Motorola Mobility, propriété de Google, vise à breveter le principe du tatouage électronique — non pas seulement telle fonction ou telle application liée au tatouage. Il se fonde sur l’observation que le cerveau envoie aux cordes vocales des signaux électriques correspondant aux pensées qui ne sont pas formulées à haute voix de la même manière qu’il commande les paroles ouvertement exprimées. La distinction entre les paroles intérieures et les paroles énoncées serait marquée par un seuil en deçà duquel l’action nerveuse motrice des cordes vocales est insuffisante pour engendrer des sons audibles. Un tatouage électronique permettrait de capter les ordres subtils du cerveau et d’interpréter ainsi des pensées non communiquées. On pensera d’abord aux dangers pour l’intimité des personnes ; remarquons plutôt la réduction de la pensée aux intentions motrices.

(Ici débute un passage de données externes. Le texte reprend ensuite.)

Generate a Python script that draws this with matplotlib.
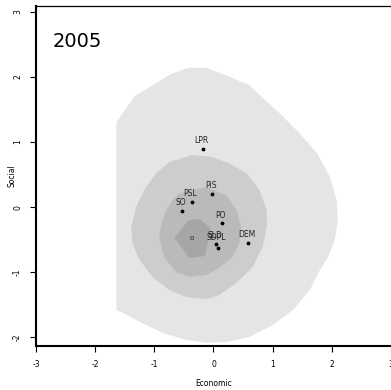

Il est possible d’émettre des réserves sur la réalisation de ce décodeur. Le brevet correspond en effet à la conversion d’un « signal sonore » capté par le tatouage en signal numérique. Mais les signaux en provenance du cerveau, transmis par les centaines de fibres nerveuses (du larynx notamment) sont déjà numériques et n’ont encore engendré aucun signal sonore. Après leur interprétation dans les nombreux muscles commandant la parole, il n’existe pas encore de signal unifié qui pourrait être interprété par un capteur pour produire un son identifiable à une parole pour l’oreille humaine.
Il est ainsi difficile de savoir si la capture de paroles non formulées est faisable, mais il est certain qu’une collecte de nombreuses grandeurs biologiques est possible, notamment les réactions de la peau. Regina Dugan, ex chef du DARPA en charge de la recherche chez Motorola, explique par exemple que le tatouage électronique serait un excellent moyen d’authentification pour les téléphones Motorola de la prochaine génération. Elle s’appuie sur les recherches de la société MC10, avec laquelle Motorola développe un système d’authentification déclenché par ingestion d’une pilule. Les acides de l’estomac servent d’électrolytes et activent le tatouage. Un signal est alors émis, faisant du corps humain entier un jeton d’authentification pour le téléphone, l’ordinateur, la porte de la maison ou de la voiture. La pilule a été approuvée par la Food and Drug Administration en juillet 2012 ; elle est actuellement produite (par Proteus).
Le système actuel est rudimentaire et impraticable, les effets de chaque pastille ne durant que 7 minutes. Imaginez qu’il faille calculer le temps d’ingestion et de dissolution de la pilule pour être certain de se présenter devant la porte de sa voiture dans la fenêtre d’activité du tatouage électronique… Certes, Proteus assure qu’il est possible d’ingérer 30 pastilles chaque jour tout au long de sa vie sans nuire à sa santé. Mais peut-on croire qu’il n’y aura aucune incidence physiologique ?
La commercialisation est encore loin et ne se fera peut-être jamais : en l’état, pilules et tatouages ont peu de chances de séduire les consommateurs. L’information vaut comme illustration de la direction des recherches et des postulats matérialistes qui les sous-tendent.